Problem to work on: Say how many lines in the records include the string "that", adding no other words.

[start Record extracts]

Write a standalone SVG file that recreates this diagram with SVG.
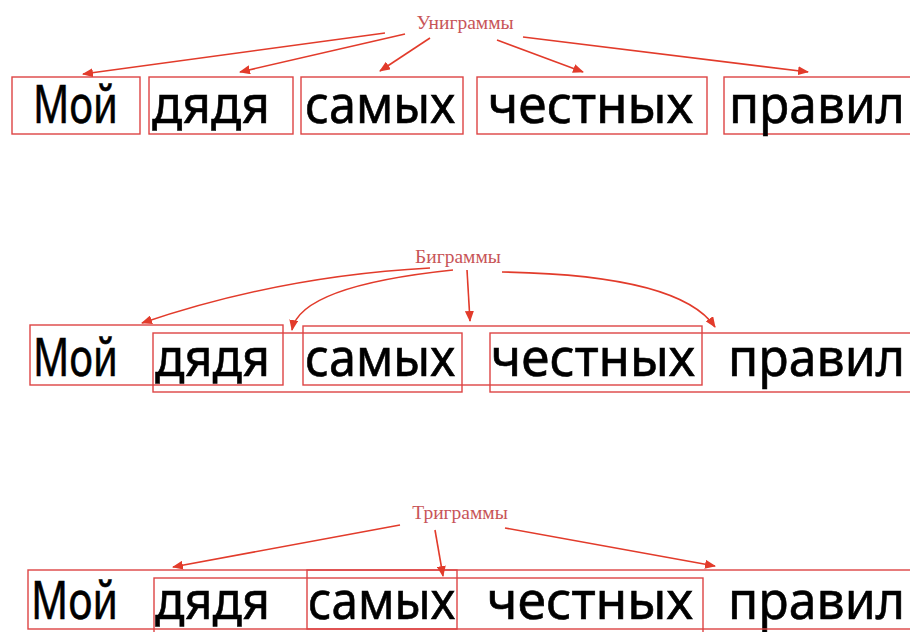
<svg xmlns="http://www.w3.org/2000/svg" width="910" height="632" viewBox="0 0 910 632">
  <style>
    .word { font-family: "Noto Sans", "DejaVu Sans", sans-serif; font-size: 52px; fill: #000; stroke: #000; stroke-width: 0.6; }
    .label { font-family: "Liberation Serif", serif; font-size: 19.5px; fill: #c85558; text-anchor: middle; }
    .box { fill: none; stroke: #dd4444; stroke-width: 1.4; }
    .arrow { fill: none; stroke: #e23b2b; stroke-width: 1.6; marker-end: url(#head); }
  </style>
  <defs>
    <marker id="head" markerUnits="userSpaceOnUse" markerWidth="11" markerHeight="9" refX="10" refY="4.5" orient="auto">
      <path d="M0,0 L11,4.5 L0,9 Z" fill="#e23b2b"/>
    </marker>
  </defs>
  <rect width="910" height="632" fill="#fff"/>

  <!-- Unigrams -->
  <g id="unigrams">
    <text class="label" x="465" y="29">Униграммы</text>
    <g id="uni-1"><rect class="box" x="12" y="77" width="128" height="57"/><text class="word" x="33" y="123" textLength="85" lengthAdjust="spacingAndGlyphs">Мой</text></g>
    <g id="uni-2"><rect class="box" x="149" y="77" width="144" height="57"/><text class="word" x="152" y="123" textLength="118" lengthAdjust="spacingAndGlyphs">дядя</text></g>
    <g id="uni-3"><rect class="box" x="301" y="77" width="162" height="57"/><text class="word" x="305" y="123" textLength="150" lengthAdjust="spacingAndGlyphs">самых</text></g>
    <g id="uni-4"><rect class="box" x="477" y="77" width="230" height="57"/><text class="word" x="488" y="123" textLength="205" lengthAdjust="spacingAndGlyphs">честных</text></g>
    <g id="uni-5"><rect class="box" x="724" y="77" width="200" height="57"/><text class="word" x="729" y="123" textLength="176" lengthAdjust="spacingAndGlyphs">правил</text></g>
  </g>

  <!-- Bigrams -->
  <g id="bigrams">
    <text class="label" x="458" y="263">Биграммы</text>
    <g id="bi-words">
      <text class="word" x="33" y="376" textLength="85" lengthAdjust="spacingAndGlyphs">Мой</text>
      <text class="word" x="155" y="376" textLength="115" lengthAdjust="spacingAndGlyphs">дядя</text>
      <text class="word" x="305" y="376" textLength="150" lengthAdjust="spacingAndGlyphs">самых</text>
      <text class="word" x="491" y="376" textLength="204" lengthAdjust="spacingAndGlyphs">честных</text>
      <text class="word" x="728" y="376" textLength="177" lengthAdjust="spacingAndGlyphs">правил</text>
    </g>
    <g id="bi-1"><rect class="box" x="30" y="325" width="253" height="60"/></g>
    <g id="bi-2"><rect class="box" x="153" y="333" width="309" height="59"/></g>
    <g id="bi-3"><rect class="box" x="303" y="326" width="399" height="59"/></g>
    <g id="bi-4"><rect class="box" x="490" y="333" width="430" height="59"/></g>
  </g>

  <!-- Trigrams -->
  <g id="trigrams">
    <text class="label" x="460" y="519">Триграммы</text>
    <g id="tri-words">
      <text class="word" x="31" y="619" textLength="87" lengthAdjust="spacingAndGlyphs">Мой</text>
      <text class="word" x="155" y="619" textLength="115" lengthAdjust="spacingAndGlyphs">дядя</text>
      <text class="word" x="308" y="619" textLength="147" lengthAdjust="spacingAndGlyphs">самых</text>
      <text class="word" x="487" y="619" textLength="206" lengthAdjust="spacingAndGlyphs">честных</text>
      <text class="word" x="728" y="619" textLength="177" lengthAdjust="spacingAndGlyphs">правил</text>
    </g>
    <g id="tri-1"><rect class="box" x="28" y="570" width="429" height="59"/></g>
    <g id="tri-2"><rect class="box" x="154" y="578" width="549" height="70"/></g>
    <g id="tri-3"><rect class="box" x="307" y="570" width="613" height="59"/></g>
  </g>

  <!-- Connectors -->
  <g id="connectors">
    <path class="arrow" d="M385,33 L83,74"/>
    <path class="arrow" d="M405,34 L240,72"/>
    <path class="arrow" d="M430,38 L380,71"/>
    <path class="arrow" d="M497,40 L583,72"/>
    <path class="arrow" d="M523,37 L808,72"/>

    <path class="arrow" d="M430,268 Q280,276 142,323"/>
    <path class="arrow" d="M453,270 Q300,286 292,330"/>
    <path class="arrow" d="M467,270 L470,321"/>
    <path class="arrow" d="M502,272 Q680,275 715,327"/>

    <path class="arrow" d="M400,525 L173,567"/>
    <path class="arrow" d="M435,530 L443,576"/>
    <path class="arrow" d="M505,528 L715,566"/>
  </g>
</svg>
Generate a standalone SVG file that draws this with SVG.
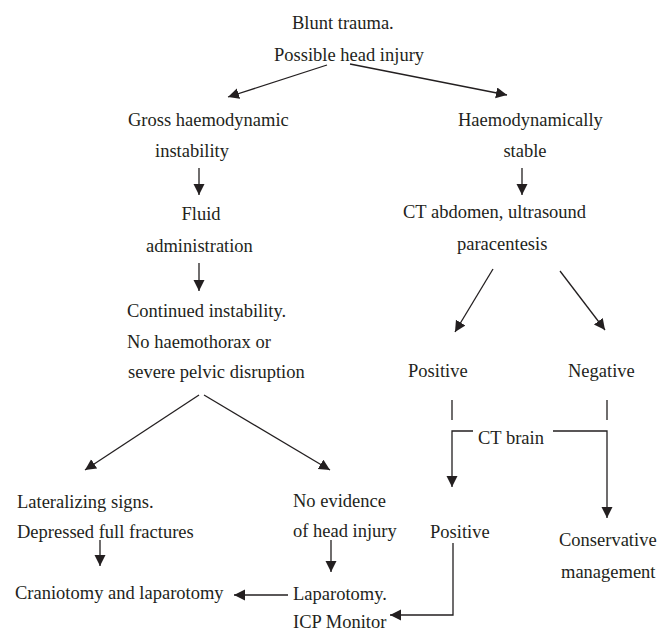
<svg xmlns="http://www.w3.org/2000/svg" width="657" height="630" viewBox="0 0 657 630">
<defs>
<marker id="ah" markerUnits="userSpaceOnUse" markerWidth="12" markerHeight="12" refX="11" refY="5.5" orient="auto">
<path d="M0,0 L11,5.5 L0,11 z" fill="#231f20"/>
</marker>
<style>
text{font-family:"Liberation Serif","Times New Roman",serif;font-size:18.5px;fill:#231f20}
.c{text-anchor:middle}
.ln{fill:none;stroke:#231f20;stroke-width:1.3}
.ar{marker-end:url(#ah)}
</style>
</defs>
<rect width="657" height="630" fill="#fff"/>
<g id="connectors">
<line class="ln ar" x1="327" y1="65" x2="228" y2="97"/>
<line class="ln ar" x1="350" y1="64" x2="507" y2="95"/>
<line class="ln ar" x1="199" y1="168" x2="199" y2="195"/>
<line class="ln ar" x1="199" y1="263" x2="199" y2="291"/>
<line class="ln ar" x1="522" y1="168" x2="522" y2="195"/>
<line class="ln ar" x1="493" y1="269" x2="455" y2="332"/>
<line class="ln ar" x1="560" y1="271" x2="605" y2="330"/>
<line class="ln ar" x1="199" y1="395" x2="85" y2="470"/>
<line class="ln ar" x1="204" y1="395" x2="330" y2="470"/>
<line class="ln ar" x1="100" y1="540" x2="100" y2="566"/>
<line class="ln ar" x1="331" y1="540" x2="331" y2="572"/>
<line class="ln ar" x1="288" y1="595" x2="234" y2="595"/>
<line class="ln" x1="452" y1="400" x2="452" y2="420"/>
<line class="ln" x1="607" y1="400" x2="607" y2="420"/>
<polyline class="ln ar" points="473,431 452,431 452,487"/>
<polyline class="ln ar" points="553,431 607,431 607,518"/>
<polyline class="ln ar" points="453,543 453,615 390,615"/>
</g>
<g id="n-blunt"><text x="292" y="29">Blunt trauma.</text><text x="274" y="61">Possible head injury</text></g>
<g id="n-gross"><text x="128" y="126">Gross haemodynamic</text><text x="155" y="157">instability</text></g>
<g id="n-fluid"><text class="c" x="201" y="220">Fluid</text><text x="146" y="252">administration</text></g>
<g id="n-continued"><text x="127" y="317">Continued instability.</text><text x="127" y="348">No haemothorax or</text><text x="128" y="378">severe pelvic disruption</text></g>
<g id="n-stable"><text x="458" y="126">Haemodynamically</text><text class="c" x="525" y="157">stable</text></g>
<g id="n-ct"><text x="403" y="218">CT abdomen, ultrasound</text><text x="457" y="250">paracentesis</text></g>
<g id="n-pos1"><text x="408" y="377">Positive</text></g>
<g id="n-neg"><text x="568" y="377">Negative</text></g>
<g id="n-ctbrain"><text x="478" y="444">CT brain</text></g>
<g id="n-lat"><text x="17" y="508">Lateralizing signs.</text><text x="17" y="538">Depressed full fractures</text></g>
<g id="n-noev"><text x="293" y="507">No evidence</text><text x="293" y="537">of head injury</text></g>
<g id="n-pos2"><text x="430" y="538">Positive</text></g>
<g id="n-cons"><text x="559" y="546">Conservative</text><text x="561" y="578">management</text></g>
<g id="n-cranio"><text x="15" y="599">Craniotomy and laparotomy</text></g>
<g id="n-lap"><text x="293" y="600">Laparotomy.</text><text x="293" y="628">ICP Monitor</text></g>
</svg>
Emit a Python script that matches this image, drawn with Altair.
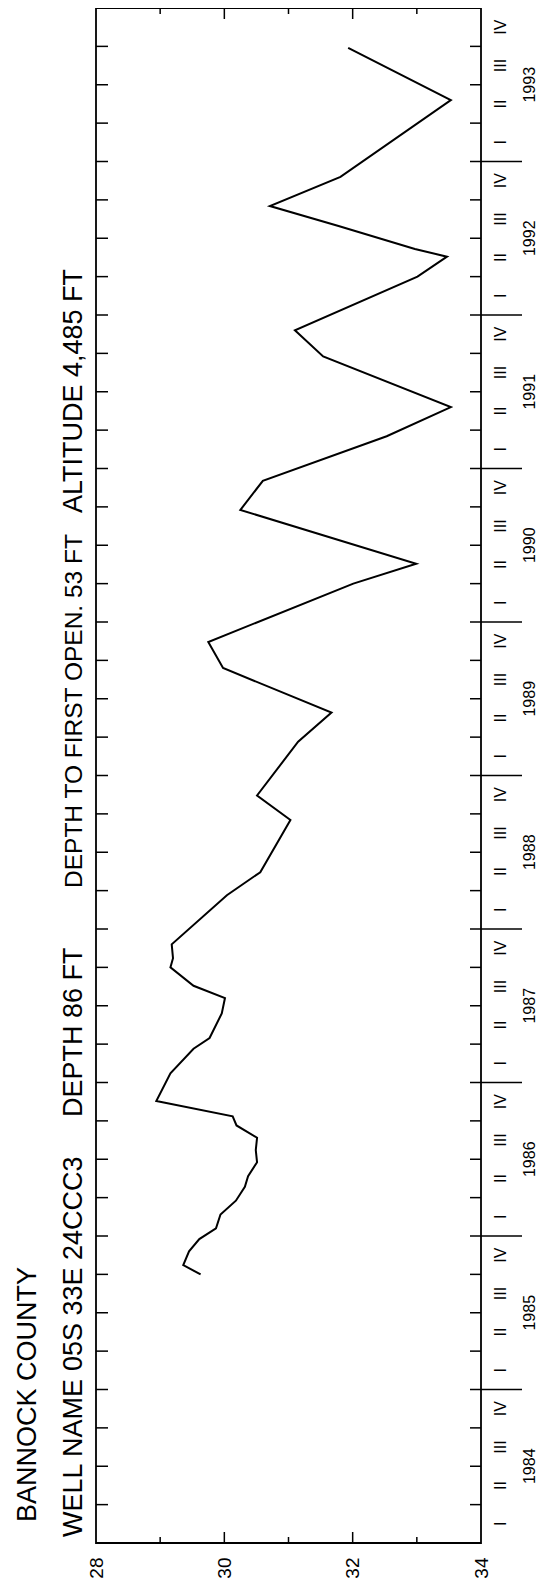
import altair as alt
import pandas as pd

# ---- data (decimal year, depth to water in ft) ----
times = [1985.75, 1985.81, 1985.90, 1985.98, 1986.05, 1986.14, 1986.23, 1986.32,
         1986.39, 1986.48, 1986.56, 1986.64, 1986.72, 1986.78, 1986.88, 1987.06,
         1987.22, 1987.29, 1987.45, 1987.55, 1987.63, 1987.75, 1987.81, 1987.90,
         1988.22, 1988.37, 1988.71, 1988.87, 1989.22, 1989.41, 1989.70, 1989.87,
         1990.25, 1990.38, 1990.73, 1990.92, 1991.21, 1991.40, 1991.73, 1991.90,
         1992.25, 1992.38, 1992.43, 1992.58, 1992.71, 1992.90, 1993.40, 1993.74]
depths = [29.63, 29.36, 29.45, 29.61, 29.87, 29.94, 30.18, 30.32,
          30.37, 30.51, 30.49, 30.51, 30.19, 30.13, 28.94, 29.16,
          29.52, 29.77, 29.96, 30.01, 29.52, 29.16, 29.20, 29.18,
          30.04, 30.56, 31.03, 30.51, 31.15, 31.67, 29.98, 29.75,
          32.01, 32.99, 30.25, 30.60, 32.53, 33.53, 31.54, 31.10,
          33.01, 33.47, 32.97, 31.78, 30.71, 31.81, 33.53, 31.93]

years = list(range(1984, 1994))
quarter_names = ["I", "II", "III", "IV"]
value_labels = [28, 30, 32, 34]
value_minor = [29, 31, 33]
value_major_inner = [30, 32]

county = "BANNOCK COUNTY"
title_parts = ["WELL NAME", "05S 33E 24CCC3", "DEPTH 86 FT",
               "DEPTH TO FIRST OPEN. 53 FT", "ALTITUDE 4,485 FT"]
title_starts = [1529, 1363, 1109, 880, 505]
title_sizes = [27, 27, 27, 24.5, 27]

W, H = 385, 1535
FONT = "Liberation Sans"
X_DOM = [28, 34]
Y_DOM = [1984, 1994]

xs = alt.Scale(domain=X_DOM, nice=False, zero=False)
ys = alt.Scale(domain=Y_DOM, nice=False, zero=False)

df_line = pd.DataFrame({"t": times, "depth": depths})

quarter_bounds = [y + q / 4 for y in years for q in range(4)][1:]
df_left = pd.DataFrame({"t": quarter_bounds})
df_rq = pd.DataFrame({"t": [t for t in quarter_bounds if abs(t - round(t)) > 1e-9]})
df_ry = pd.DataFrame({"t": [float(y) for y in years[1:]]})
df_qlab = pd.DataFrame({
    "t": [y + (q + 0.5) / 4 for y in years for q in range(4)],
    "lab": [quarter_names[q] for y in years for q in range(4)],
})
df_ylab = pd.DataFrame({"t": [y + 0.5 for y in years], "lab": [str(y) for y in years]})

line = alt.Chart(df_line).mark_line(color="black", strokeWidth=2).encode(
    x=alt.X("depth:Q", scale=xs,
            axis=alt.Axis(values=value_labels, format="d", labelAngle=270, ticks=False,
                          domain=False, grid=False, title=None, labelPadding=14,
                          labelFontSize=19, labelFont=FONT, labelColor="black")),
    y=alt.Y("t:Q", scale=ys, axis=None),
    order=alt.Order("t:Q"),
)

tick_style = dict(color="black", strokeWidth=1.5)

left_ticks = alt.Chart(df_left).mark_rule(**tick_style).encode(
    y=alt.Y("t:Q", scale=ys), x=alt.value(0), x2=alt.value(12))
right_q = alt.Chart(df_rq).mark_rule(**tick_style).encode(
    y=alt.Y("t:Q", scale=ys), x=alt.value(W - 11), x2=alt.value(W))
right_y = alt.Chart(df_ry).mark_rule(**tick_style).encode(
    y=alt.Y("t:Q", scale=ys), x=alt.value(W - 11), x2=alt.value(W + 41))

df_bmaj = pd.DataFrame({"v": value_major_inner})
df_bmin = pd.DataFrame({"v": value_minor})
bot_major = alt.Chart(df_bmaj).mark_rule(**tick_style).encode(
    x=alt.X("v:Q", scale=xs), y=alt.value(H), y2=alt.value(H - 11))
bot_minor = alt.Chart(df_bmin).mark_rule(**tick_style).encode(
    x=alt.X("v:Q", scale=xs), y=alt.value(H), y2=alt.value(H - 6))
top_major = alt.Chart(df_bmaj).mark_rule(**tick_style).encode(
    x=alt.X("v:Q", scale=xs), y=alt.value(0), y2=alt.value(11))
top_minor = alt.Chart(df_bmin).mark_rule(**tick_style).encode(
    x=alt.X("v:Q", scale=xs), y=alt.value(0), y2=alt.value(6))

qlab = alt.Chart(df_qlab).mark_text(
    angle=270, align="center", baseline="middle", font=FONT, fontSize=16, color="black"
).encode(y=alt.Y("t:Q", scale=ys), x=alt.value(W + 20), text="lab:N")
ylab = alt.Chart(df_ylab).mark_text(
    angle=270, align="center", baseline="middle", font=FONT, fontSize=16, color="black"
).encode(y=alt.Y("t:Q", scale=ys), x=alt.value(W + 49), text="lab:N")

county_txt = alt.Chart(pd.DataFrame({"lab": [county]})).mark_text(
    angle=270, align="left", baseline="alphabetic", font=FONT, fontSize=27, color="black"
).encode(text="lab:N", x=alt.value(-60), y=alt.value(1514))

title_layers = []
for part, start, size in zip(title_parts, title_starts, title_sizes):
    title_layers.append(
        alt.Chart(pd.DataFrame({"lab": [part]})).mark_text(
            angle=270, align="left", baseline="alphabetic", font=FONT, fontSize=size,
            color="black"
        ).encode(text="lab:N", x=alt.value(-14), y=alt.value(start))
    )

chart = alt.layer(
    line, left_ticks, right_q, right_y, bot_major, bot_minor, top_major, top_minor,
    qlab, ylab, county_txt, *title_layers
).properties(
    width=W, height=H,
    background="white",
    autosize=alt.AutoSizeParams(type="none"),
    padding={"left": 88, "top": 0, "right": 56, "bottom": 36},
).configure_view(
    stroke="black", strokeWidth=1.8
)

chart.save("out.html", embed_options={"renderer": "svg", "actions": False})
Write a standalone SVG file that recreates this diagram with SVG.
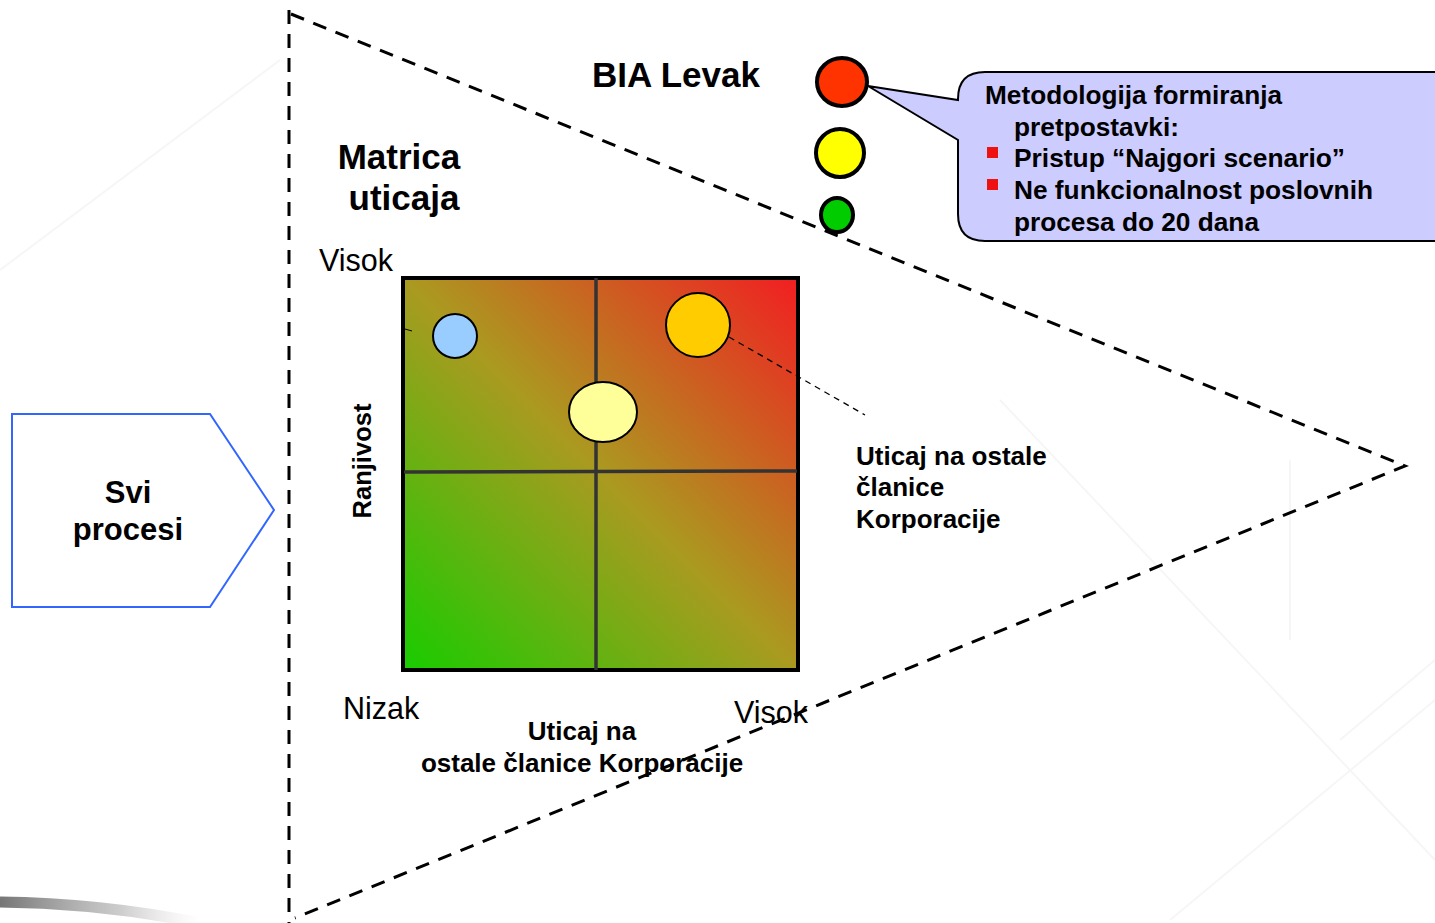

[end Record extracts]

Task output: 4